> [GIVEN EXERCISE]: Write out the listing below in full and exactly, leaving out every picture.

> [SUPPLIED DATA]:
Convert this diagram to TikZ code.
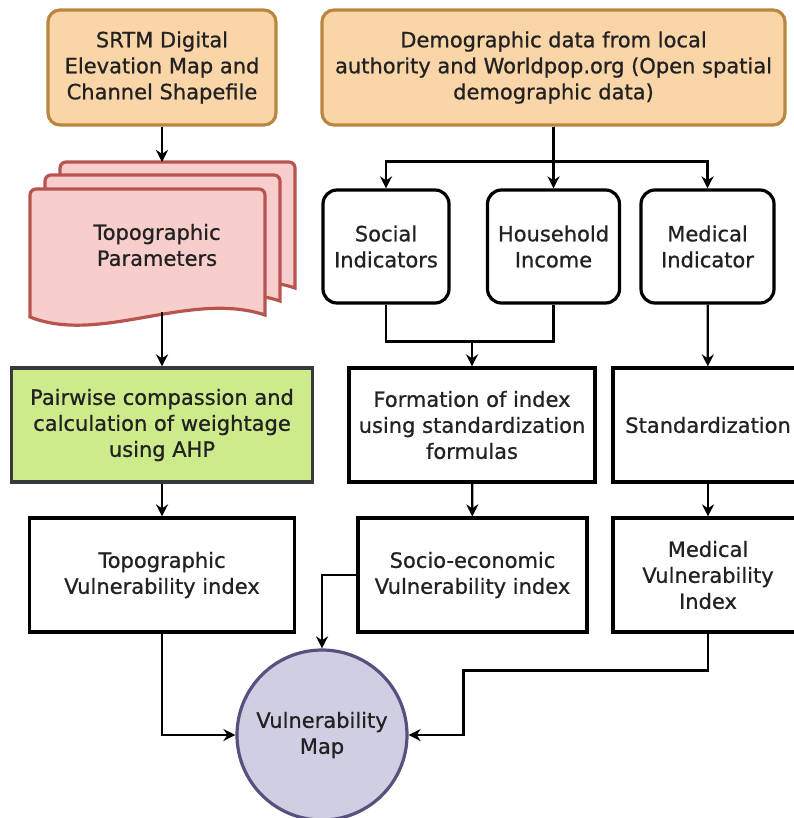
\documentclass[tikz,border=0pt]{standalone}
\usepackage{fontspec}
\setmainfont{DejaVu Sans}[UprightFeatures={FakeBold=0.8}]
\usetikzlibrary{arrows.meta,calc}
\definecolor{srcfill}{RGB}{250,213,168}
\definecolor{srcdraw}{RGB}{184,134,62}
\definecolor{docfill}{RGB}{248,206,204}
\definecolor{docdraw}{RGB}{184,84,80}
\definecolor{ahpfill}{RGB}{205,235,139}
\definecolor{ahpdraw}{RGB}{54,57,61}
\definecolor{mapfill}{RGB}{208,206,226}
\definecolor{mapdraw}{RGB}{86,81,126}
\definecolor{txt}{RGB}{34,34,34}

\begin{document}
\begin{tikzpicture}[x=1pt,y=-1pt,>={Stealth[length=12pt,width=12pt]},
                    font=\fontsize{21}{26}\selectfont,text=txt,
                    box/.style={draw,line width=3.2pt,align=center,inner sep=0pt},
                    src node/.style={box,rounded corners=12pt,fill=srcfill,draw=srcdraw,minimum height=115pt},
                    ind node/.style={box,rounded corners=14pt,minimum height=113pt},
                    proc node/.style={box,minimum height=114pt},
                    link/.style={line width=2.3pt}]
			\useasboundingbox (0,0) rectangle (793,818);
			% Stacked documents
			  \foreach \dx/\dy in {30/-27,15/-14,0/0}
			    \draw[draw=docdraw,fill=docfill,line width=3.2pt,rounded corners=6pt]
			      ({30+\dx},{317+\dy}) -- ({30+\dx},{189+\dy}) -- ({265+\dx},{189+\dy}) [sharp corners]
			      -- ({265+\dx},{315+\dy}) .. controls ({190+\dx},{290+\dy}) and ({100+\dx},{345+\dy}) .. cycle;

			% Nodes
			  \node[src node,minimum width=228pt] (srtm) at (162,67.5) {SRTM Digital\\Elevation Map and\\Channel Shapefile};
			  \node[src node,minimum width=463pt] (demo) at (553.5,67.5) {Demographic data from local\\authority and Worldpop.org (Open spatial\\demographic data)};
			  \node[align=center] (params) at (157,245) {Topographic\\Parameters};
			  \coordinate (doctop) at (162,162);
			  \coordinate (docbot) at (162,312);
			  \node[ind node,minimum width=126pt] (social) at (386,246.5) {Social\\Indicators};
			  \node[ind node,minimum width=132pt] (house) at (553.5,246.5) {Household\\Income};
			  \node[ind node,minimum width=133pt] (medical) at (707.5,246.5) {Medical\\Indicator};
			  \node[proc node,minimum width=301pt,fill=ahpfill,draw=ahpdraw] (ahp) at (162,425) {Pairwise compassion and\\calculation of weightage\\using AHP};
			  \node[proc node,minimum width=246pt] (formation) at (472,425) {Formation of index\\using standardization\\formulas};
			  \node[proc node,minimum width=190pt] (std) at (708,425) {Standardization};
			  \node[proc node,minimum width=265pt] (topo) at (162,575) {Topographic\\Vulnerability index};
			  \node[proc node,minimum width=229pt] (socio) at (472.5,575) {Socio-economic\\Vulnerability index};
			  \node[proc node,minimum width=190pt] (medvuln) at (708,575) {Medical\\Vulnerability\\Index};
			  \node[circle,draw=mapdraw,fill=mapfill,line width=3.2pt,minimum size=170pt,inner sep=0pt,align=center] (map) at (322,735) {Vulnerability\\Map};

			% Edges
			  \draw[link,->] (srtm) -- (doctop);
			  \draw[link,->,line width=3pt] (demo) -- (house);
			  \draw[link,->] (demo.south) -- ++(0,35) -| (social.north);
			  \draw[link,->] (demo.south) -- ++(0,35) -| (medical.north);
			  \draw[link] (social.south) -- ++(0,37) coordinate (merge) -| (house.south);
			  \draw[link,->] (merge -| formation.north) -- (formation.north);
			  \draw[link,->] (medical) -- (std);
			  \draw[link,->] (docbot) -- (ahp);
			  \draw[link,->] (ahp) -- (topo);
			  \draw[link,->] (formation) -- (socio);
			  \draw[link,->] (std) -- (medvuln);
			  \draw[link,->] (topo.south) |- (map.west);
			  \draw[link,->] (socio.west) -| (map.north);
			  \draw[link,->] (medvuln.south) -- ++(0,37) -| ($(map.east)+(55,0)$) -- (map.east);
\end{tikzpicture}
\end{document}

> [TASK RESULT]:
Convert this diagram to TikZ code.
\documentclass[tikz,border=0pt]{standalone}
\usepackage{fontspec}
\setmainfont{DejaVu Sans}[UprightFeatures={FakeBold=0.8}]
\usetikzlibrary{arrows.meta,calc}
\definecolor{srcfill}{RGB}{250,213,168}
\definecolor{srcdraw}{RGB}{184,134,62}
\definecolor{docfill}{RGB}{248,206,204}
\definecolor{docdraw}{RGB}{184,84,80}
\definecolor{ahpfill}{RGB}{205,235,139}
\definecolor{ahpdraw}{RGB}{54,57,61}
\definecolor{mapfill}{RGB}{208,206,226}
\definecolor{mapdraw}{RGB}{86,81,126}
\definecolor{txt}{RGB}{34,34,34}

\begin{document}
\begin{tikzpicture}[x=1pt,y=-1pt,>={Stealth[length=12pt,width=12pt]},
                    font=\fontsize{21}{26}\selectfont,text=txt,
                    box/.style={draw,line width=3.2pt,align=center,inner sep=0pt},
                    src node/.style={box,rounded corners=12pt,fill=srcfill,draw=srcdraw,minimum height=115pt},
                    ind node/.style={box,rounded corners=14pt,minimum height=113pt},
                    proc node/.style={box,minimum height=114pt},
                    link/.style={line width=2.3pt}]
			\useasboundingbox (0,0) rectangle (793,818);
			% Stacked documents
			  \foreach \dx/\dy in {30/-27,15/-14,0/0}
			    \draw[draw=docdraw,fill=docfill,line width=3.2pt,rounded corners=6pt]
			      ({30+\dx},{317+\dy}) -- ({30+\dx},{189+\dy}) -- ({265+\dx},{189+\dy}) [sharp corners]
			      -- ({265+\dx},{315+\dy}) .. controls ({190+\dx},{290+\dy}) and ({100+\dx},{345+\dy}) .. cycle;

			% Nodes
			  \node[src node,minimum width=228pt] (srtm) at (162,67.5) {SRTM Digital\\Elevation Map and\\Channel Shapefile};
			  \node[src node,minimum width=463pt] (demo) at (553.5,67.5) {Demographic data from local\\authority and Worldpop.org (Open spatial\\demographic data)};
			  \node[align=center] (params) at (157,245) {Topographic\\Parameters};
			  \coordinate (doctop) at (162,162);
			  \coordinate (docbot) at (162,312);
			  \node[ind node,minimum width=126pt] (social) at (386,246.5) {Social\\Indicators};
			  \node[ind node,minimum width=132pt] (house) at (553.5,246.5) {Household\\Income};
			  \node[ind node,minimum width=133pt] (medical) at (707.5,246.5) {Medical\\Indicator};
			  \node[proc node,minimum width=301pt,fill=ahpfill,draw=ahpdraw] (ahp) at (162,425) {Pairwise compassion and\\calculation of weightage\\using AHP};
			  \node[proc node,minimum width=246pt] (formation) at (472,425) {Formation of index\\using standardization\\formulas};
			  \node[proc node,minimum width=190pt] (std) at (708,425) {Standardization};
			  \node[proc node,minimum width=265pt] (topo) at (162,575) {Topographic\\Vulnerability index};
			  \node[proc node,minimum width=229pt] (socio) at (472.5,575) {Socio-economic\\Vulnerability index};
			  \node[proc node,minimum width=190pt] (medvuln) at (708,575) {Medical\\Vulnerability\\Index};
			  \node[circle,draw=mapdraw,fill=mapfill,line width=3.2pt,minimum size=170pt,inner sep=0pt,align=center] (map) at (322,735) {Vulnerability\\Map};

			% Edges
			  \draw[link,->] (srtm) -- (doctop);
			  \draw[link,->,line width=3pt] (demo) -- (house);
			  \draw[link,->] (demo.south) -- ++(0,35) -| (social.north);
			  \draw[link,->] (demo.south) -- ++(0,35) -| (medical.north);
			  \draw[link] (social.south) -- ++(0,37) coordinate (merge) -| (house.south);
			  \draw[link,->] (merge -| formation.north) -- (formation.north);
			  \draw[link,->] (medical) -- (std);
			  \draw[link,->] (docbot) -- (ahp);
			  \draw[link,->] (ahp) -- (topo);
			  \draw[link,->] (formation) -- (socio);
			  \draw[link,->] (std) -- (medvuln);
			  \draw[link,->] (topo.south) |- (map.west);
			  \draw[link,->] (socio.west) -| (map.north);
			  \draw[link,->] (medvuln.south) -- ++(0,37) -| ($(map.east)+(55,0)$) -- (map.east);
\end{tikzpicture}
\end{document}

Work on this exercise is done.